Speaking at "Where Do We Go From Here?," a market forecast breakfast presented by CBRE/The Boulos Co. and Perkins Thompson law firm, Jon Southard, principal of CBRE Econometric Advisers, and Tony McDonald, a partner with Boulos, agreed that while the market hasn't yet hit bottom, all signs point to that bottom arriving in 2010.
In his keynote address, Southard said that once the market stabilizes, the length of time the market takes to turn around depends on a number of factors, including value changes and income. Buyers' and lenders' willingness to wade back into commercial real estate is going to be the X-factor that determines that timeframe.
"Real estate is a sector that moves slowly ... If you wait for rent growth to hit bottom, values may already be on the rise," he said. "It all comes down to whether there will be enough confidence that people will jump in and invest in commercial real estate. All the market is missing right now is that liquidity."
During his address, Southard seemed to surprise those in attendance with a bold prediction.

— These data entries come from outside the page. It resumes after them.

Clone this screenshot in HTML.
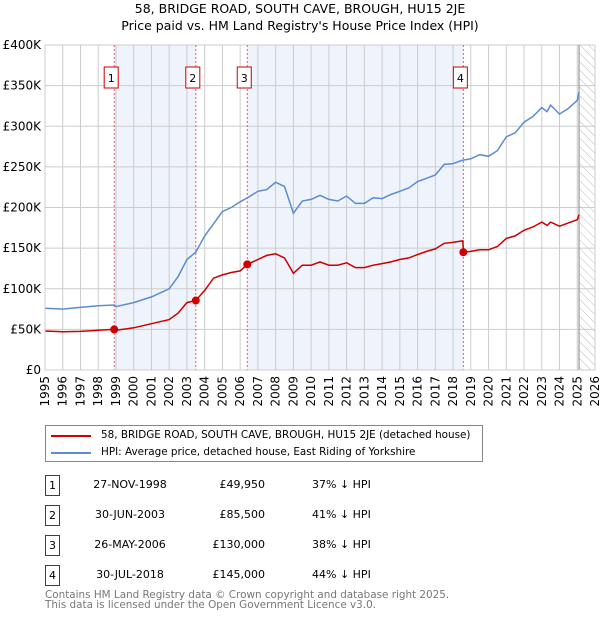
<!DOCTYPE html>
<html><head><meta charset="utf-8"><style>
body{margin:0;background:#fff;font-family:"DejaVu Sans","Liberation Sans",sans-serif;}
#wrap{position:relative;width:600px;height:620px;overflow:hidden}
.t{position:absolute;white-space:nowrap;font-size:11px;color:#000}
.box{position:absolute;border:1.5px solid #c00;height:21px;font-size:11px;text-align:center;line-height:19px;box-sizing:border-box;width:15px}
</style></head><body><div id="wrap">
<div class="t" style="left:0;width:600px;text-align:center;top:0;font-size:12.5px;line-height:17px">58, BRIDGE ROAD, SOUTH CAVE, BROUGH, HU15 2JE<br>Price paid vs. HM Land Registry's House Price Index (HPI)</div>
<svg id="chart" width="600" height="420" style="position:absolute;left:0;top:0"></svg>
<div style="position:absolute;left:45px;top:425px;width:438px;height:37px;border:1px solid #888;box-sizing:border-box">
 <div style="position:absolute;left:5px;top:9px;width:40px;height:2px;background:#c00"></div>
 <div class="t" style="left:55px;top:3px;font-size:10.4px">58, BRIDGE ROAD, SOUTH CAVE, BROUGH, HU15 2JE (detached house)</div>
 <div style="position:absolute;left:5px;top:26px;width:40px;height:2px;background:#5b8bd0"></div>
 <div class="t" style="left:55px;top:20px;font-size:10.4px">HPI: Average price, detached house, East Riding of Yorkshire</div>
</div>
<div id="rows"></div>
<div class="t" style="left:45px;top:590px;font-size:10.4px;line-height:10px;color:#777">Contains HM Land Registry data © Crown copyright and database right 2025.<br>This data is licensed under the Open Government Licence v3.0.</div>
</div>
<script>
const hpiYears=[1995,1996,1997,1998,1998.9,1999,2000,2001,2002,2002.5,2003,2003.5,2004,2004.5,2005,2005.5,2006,2006.5,2007,2007.5,2008,2008.5,2009,2009.5,2010,2010.5,2011,2011.5,2012,2012.5,2013,2013.5,2014,2014.5,2015,2015.5,2016,2016.5,2017,2017.5,2018,2018.5,2019,2019.5,2020,2020.5,2021,2021.5,2022,2022.5,2023,2023.3,2023.5,2024,2024.5,2025,2025.1];
const hpiValues=[76,75,77,79,80,78,83,90,100,115,136,145,165,180,195,200,207,213,220,222,231,226,193,208,210,215,210,208,214,205,205,212,211,216,220,224,232,236,240,253,254,258,260,265,263,270,287,292,305,312,323,318,326,315,322,332,342];
const ppYears=[1995,1996,1997,1998,1998.9,1999,2000,2001,2002,2002.5,2003,2003.5,2004,2004.5,2005,2005.5,2006,2006.4,2007,2007.5,2008,2008.5,2009,2009.5,2010,2010.5,2011,2011.5,2012,2012.5,2013,2013.5,2014,2014.5,2015,2015.5,2016,2016.5,2017,2017.5,2018,2018.55,2018.58,2019,2019.5,2020,2020.5,2021,2021.5,2022,2022.5,2023,2023.3,2023.5,2024,2024.5,2025,2025.1];
const ppValues=[48,47,47.5,49,49.95,49,52,57,62,70,83,85.5,98,113,117,120,122,130,136,141,143,138,119,129,129,133,129,129,132,126,126,129,131,133,136,138,142,146,149,156,157,159,145,146,148,148,152,162,165,172,176,182,178,182,177,181,185,191];
const saleLabels=["1","2","3","4"];
const saleYears=[1998.9,2003.5,2006.4,2018.58];
const salePrices=[49.95,85.5,130,145];
const saleDates=["27-NOV-1998","30-JUN-2003","26-MAY-2006","30-JUL-2018"];
const salePriceText=["£49,950","£85,500","£130,000","£145,000"];
const saleHpiText=["37% ↓ HPI","41% ↓ HPI","38% ↓ HPI","44% ↓ HPI"];
const yTicks=[0,50,100,150,200,250,300,350,400];
const yTickLabels=["£0","£50K","£100K","£150K","£200K","£250K","£300K","£350K","£400K"];
const xTicks=[1995,1996,1997,1998,1999,2000,2001,2002,2003,2004,2005,2006,2007,2008,2009,2010,2011,2012,2013,2014,2015,2016,2017,2018,2019,2020,2021,2022,2023,2024,2025,2026];

const L=45,R=595,T=45,B=370;
const X=y=>L+(y-1995)*(R-L)/31;
const Y=v=>B-v*(B-T)/400;
const FF='DejaVu Sans, Liberation Sans, sans-serif';
const svg=document.getElementById('chart');const NS='http://www.w3.org/2000/svg';
function mk(tag,a){const e=document.createElementNS(NS,tag);for(const k in a)e.setAttribute(k,a[k]);svg.appendChild(e);return e;}
const defs=mk('defs',{});
defs.innerHTML='<pattern id="hatch" width="6" height="6" patternUnits="userSpaceOnUse" patternTransform="rotate(-45)"><line x1="0" y1="0" x2="0" y2="6" stroke="#bbb" stroke-width="1"/></pattern>';
for(let i=0;i<saleYears.length;i+=2){
 const r=mk('rect',{x:X(saleYears[i]),y:T,width:X(saleYears[i+1])-X(saleYears[i]),height:B-T,fill:'#eef3fc'});
 
 
}
const h=mk('rect',{x:X(2025.1),y:T,width:R-X(2025.1),height:B-T,fill:'url(#hatch)'});


xTicks.forEach(t=>{
 const g=mk('line',{x1:X(t),x2:X(t),y1:T,y2:B,stroke:'#ccc','stroke-width':1});
 
 
 const tx=mk('text',{x:0,y:0,transform:`translate(${X(t)+4},${B+6}) rotate(-90)`,'text-anchor':'end','font-size':12,'font-family':FF});
 tx.textContent=t;
 
 
});
yTicks.forEach((t,i)=>{
 const g=mk('line',{x1:L,x2:R,y1:Y(t),y2:Y(t),stroke:'#ccc','stroke-width':1});
 
 
 const tx=mk('text',{x:L-4,y:Y(t)+4,'text-anchor':'end','font-size':12,'font-family':FF});
 tx.textContent=yTickLabels[i];
 
 
});
const ln=mk('line',{x1:X(2025.1),x2:X(2025.1),y1:T,y2:B,stroke:'#999','stroke-width':1.2});


saleYears.forEach((s,i)=>{
 const d=mk('line',{x1:X(s),x2:X(s),y1:T,y2:B,stroke:'#e06060','stroke-width':1,'stroke-dasharray':'2,2'});
 
 
 const bx=mk('rect',{x:X(s)-10,y:67,width:14,height:21,fill:'#fff',stroke:'#c00','stroke-width':1});
 
 
 const tx=mk('text',{x:X(s)-3,y:82,'text-anchor':'middle','font-size':11,'font-family':FF});
 tx.textContent=saleLabels[i];
 
 
});
const pts=(xs,vs)=>xs.map((x,i)=>X(x).toFixed(1)+','+Y(vs[i]).toFixed(1)).join(' ');
const hp=mk('polyline',{points:pts(hpiYears,hpiValues),fill:'none',stroke:'#5b8bd0','stroke-width':1.5});


const pp=mk('polyline',{points:pts(ppYears,ppValues),fill:'none',stroke:'#c00','stroke-width':1.5});


saleYears.forEach((s,i)=>{
 const c=mk('circle',{cx:X(s),cy:Y(salePrices[i]),r:4,fill:'#c00'});
 
 
});
const ax=mk('path',{d:`M${L},${T}V${B}H${R}`,fill:'none',stroke:'#ccc'});


const rows=document.getElementById('rows');
saleLabels.forEach((l,i)=>{
 const top=475+i*30;
 const d=document.createElement('div');
 d.innerHTML=`<div class="box" style="left:45px;top:${top}px">${l}</div>
 <div class="t" style="left:80px;width:100px;text-align:center;top:${top+3}px">${saleDates[i]}</div>
 <div class="t" style="left:195px;width:70px;text-align:right;top:${top+3}px">${salePriceText[i]}</div>
 <div class="t" style="left:312px;top:${top+3}px">${saleHpiText[i]}</div>`;
 
 
 rows.appendChild(d);
});
</script>
</body></html>
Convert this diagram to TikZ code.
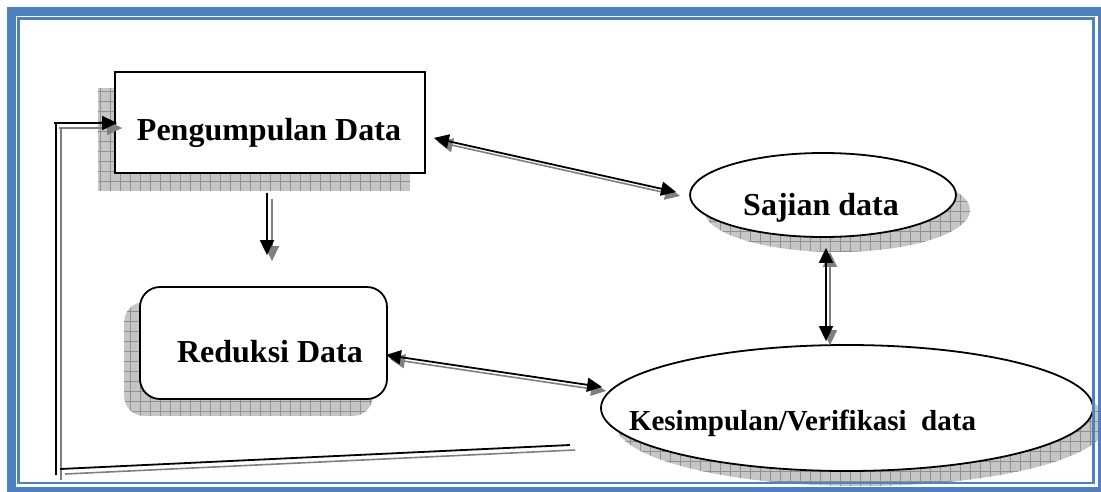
\documentclass[tikz,border=0pt]{standalone}
\usepackage{fontspec}
\setmainfont{Liberation Serif}
\usetikzlibrary{arrows.meta,shapes.geometric,patterns.meta,calc}
\pgfdeclarelayer{bg}
\pgfsetlayers{bg,main}
\definecolor{wblue}{HTML}{4F81BD}
\definecolor{shgray}{HTML}{C6C6C6}
\definecolor{shgrid}{HTML}{909090}
\definecolor{arrgray}{HTML}{7F7F7F}
\begin{document}
\begin{tikzpicture}[x=1pt,y=-1pt,
  procbox/.style={draw=black, line width=1.8pt, fill=white, inner sep=0pt},
  roundbox/.style={procbox, rounded corners=20pt},
  ovalnode/.style={ellipse, draw=black, line width=1.8pt, fill=white, inner sep=0pt},
  lbl/.style={font=\bfseries\fontsize{32}{36}\selectfont, inner sep=0pt, anchor=base},
  lblsmall/.style={font=\bfseries\fontsize{29}{33}\selectfont, inner sep=0pt, anchor=base},
  shadowfill/.style={fill=shgray, postaction={pattern={Hatch[distance=10pt,line width=0.7pt]}, pattern color=shgrid}},
  tipb/.style={-{Triangle[length=15pt,width=14pt]}},
  tipbb/.style={{Triangle[length=15pt,width=14pt]}-{Triangle[length=15pt,width=14pt]}},
  blk/.style={draw=black, fill=black, line width=1.8pt},
  gry/.style={draw=arrgray, fill=arrgray, line width=1.6pt, transform canvas={shift={(#1)}}},
  gry/.default={4pt,-4pt},
  plainblk/.style={draw=black, line width=1.8pt},
  plaingry/.style={draw=arrgray, line width=1.6pt, transform canvas={shift={(5pt,-5pt)}}},
  border/.style={draw=wblue, line width=9pt},
  innerborder/.style={draw=wblue, line width=2.5pt}
]
\useasboundingbox (0,0) rectangle (1101,491);

% nodes
\node[procbox, minimum width=310pt, minimum height=101pt] (p) at (270,122.5) {};
\node[roundbox, minimum width=247pt, minimum height=112pt] (r) at (263.5,343) {};
\node[ovalnode, minimum width=266pt, minimum height=84pt] (s) at (823,195) {};
\node[ovalnode, minimum width=492pt, minimum height=126pt] (k) at (847,408) {};

\node[lbl] (pt) at (269,140) {Pengumpulan Data};
\node[lbl] (rt) at (270,362) {Reduksi Data};
\node[lbl] (st) at (821,215) {Sajian data};
\node[lblsmall] (kt) at (802.5,430) {Kesimpulan/Verifikasi\ \ data};

% shadows
\begin{pgfonlayer}{bg}
\path[shadowfill] ($(p.north west)+(-16,17)$) rectangle ($(p.south east)+(-16,17)$);
\path[shadowfill, rounded corners=20pt] ($(r.north west)+(-15,16)$) rectangle ($(r.south east)+(-15,16)$);
\path[shadowfill] ($(s.center)+(14,15)$) ellipse [x radius=133pt, y radius=42pt];
\path[shadowfill] ($(k.center)+(14,15)$) ellipse [x radius=246pt, y radius=63pt];
\end{pgfonlayer}

% coordinates for connector ends
\coordinate (pe) at ($(p.east)+(8,15.5)$);
\coordinate (sw) at ($(s.west)+(-13,-3)$);
\coordinate (ps) at ($(p.south)+(-3,19)$);
\coordinate (rn) at ($(r.north)+(3.5,-31)$);
\coordinate (ss) at ($(s.south)+(3,10)$);
\coordinate (kn) at ($(k.north)+(-21,-3)$);
\coordinate (re) at ($(r.east)+(-2,12)$);
\coordinate (kw) at ($(k.west)+(2,-21)$);
\coordinate (fbr) at (570,445);
\coordinate (fbl) at (60,469);
\coordinate (fvb) at (56,475);
\coordinate (fvt) at (56,123);
\coordinate (fht) at (54,123);
\coordinate (pw) at ($(p.west)+(3,0.5)$);

% shadow (gray) connectors
\draw[gry, tipbb] (pe) -- (sw);
\draw[gry={5pt,-6pt}, tipb] (ps) -- (rn);
\draw[gry, tipbb] (ss) -- (kn);
\draw[gry, tipbb] (re) -- (kw);
\draw[plaingry] (fbr) -- (fbl);
\draw[plaingry] (fvb) -- (fvt);
\draw[gry={5pt,-5pt}, tipb] (fht) -- (pw);

% black connectors
\draw[blk, tipbb] (pe) -- (sw);
\draw[blk, tipb] (ps) -- (rn);
\draw[blk, tipbb] (ss) -- (kn);
\draw[blk, tipbb] (re) -- (kw);
\draw[plainblk] (fbr) -- (fbl);
\draw[plainblk] (fvb) -- (fvt);
\draw[blk, tipb] (fht) -- (pw);

% page border
\draw[border] (11.5,11.5) rectangle (1102.5,491.5);
\draw[innerborder] (18.5,18.5) rectangle (1093.5,483);
\end{tikzpicture}
\end{document}
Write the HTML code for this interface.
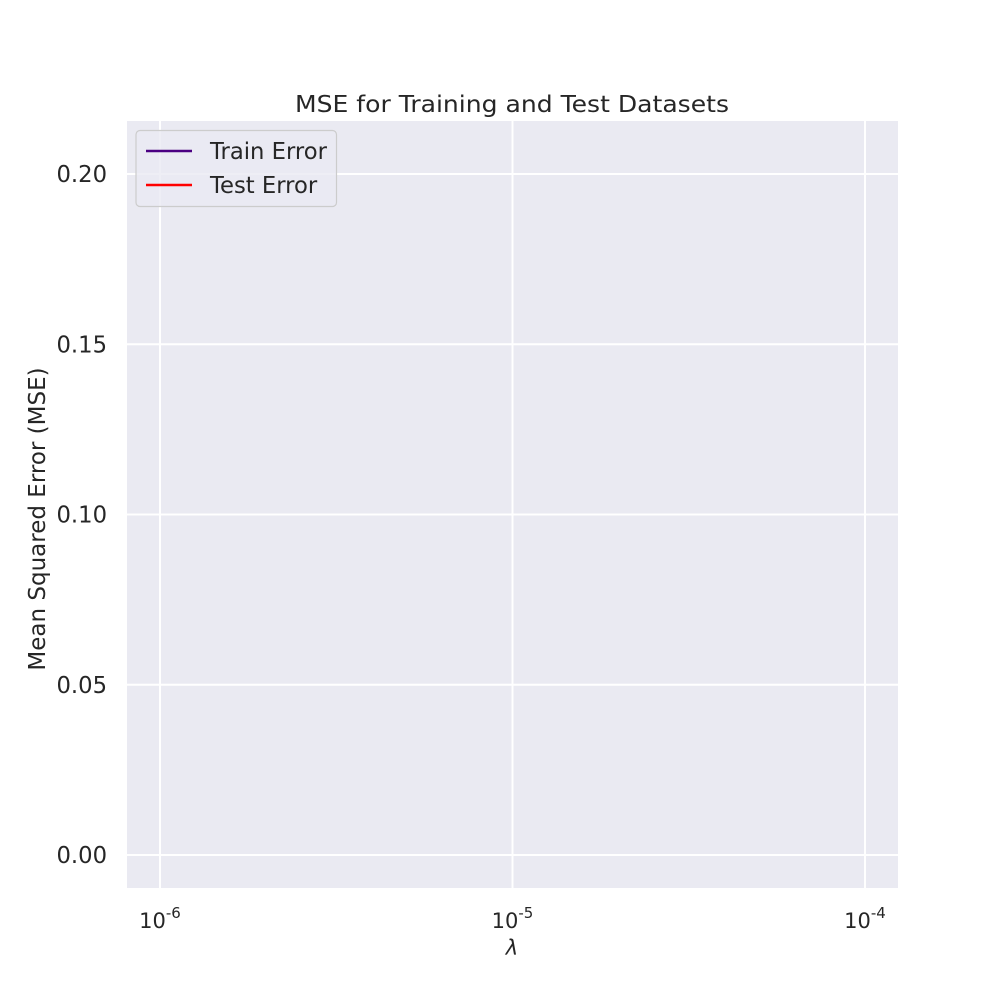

"We are going to see the official end of the recession in this quarter," he said, adding that this would be a driving factor for the impending commercial real estate turnaround.
From a local perspective, the Portland market has remained a safe bet through one of the worst recessions in history, according to McDonald, who said the area hasn't been hit nearly as hard as some of the larger markets in the country. Vacancy rates in and around Portland are less than half of those in New York and Boston, and the range between highs and lows in those rates is much narrower, as well.
"We just don't have those up and down spikes, so from an investor perspective, it's a relatively stable market," McDonald said. "It may not be a home run market, but they don't get crushed like they did in the '90s."
While the current recession bears many similarities to the early 1990s, a number of differences have made it more palatable for the commercial real estate market. Chief among these differences, McDonald said, is that banks aren't as interested in adding to their real estate portfolios this time around.
"Banks don't want properties, so they're engaging in 'pretend and extend' and 'survive for five' practices," McDonald said. "They pretend there isn't a problem and negotiate a new deal to let the borrower survive for five years."
With low interest rates, stabilizing jobless numbers, a dollar that is attractive for exporting and an improving economy that coincides with a low point in the commercial real estate market, Southard and McDonald said there will be tremendous opportunities in 2010 for those who either have the capital or have access to capital to put into the market.
"This is a great time to buy, even without a 'fire sale' mentality," McDonald said. "You make your money when you buy, and over the next 12 months, it's going to be a great time to buy."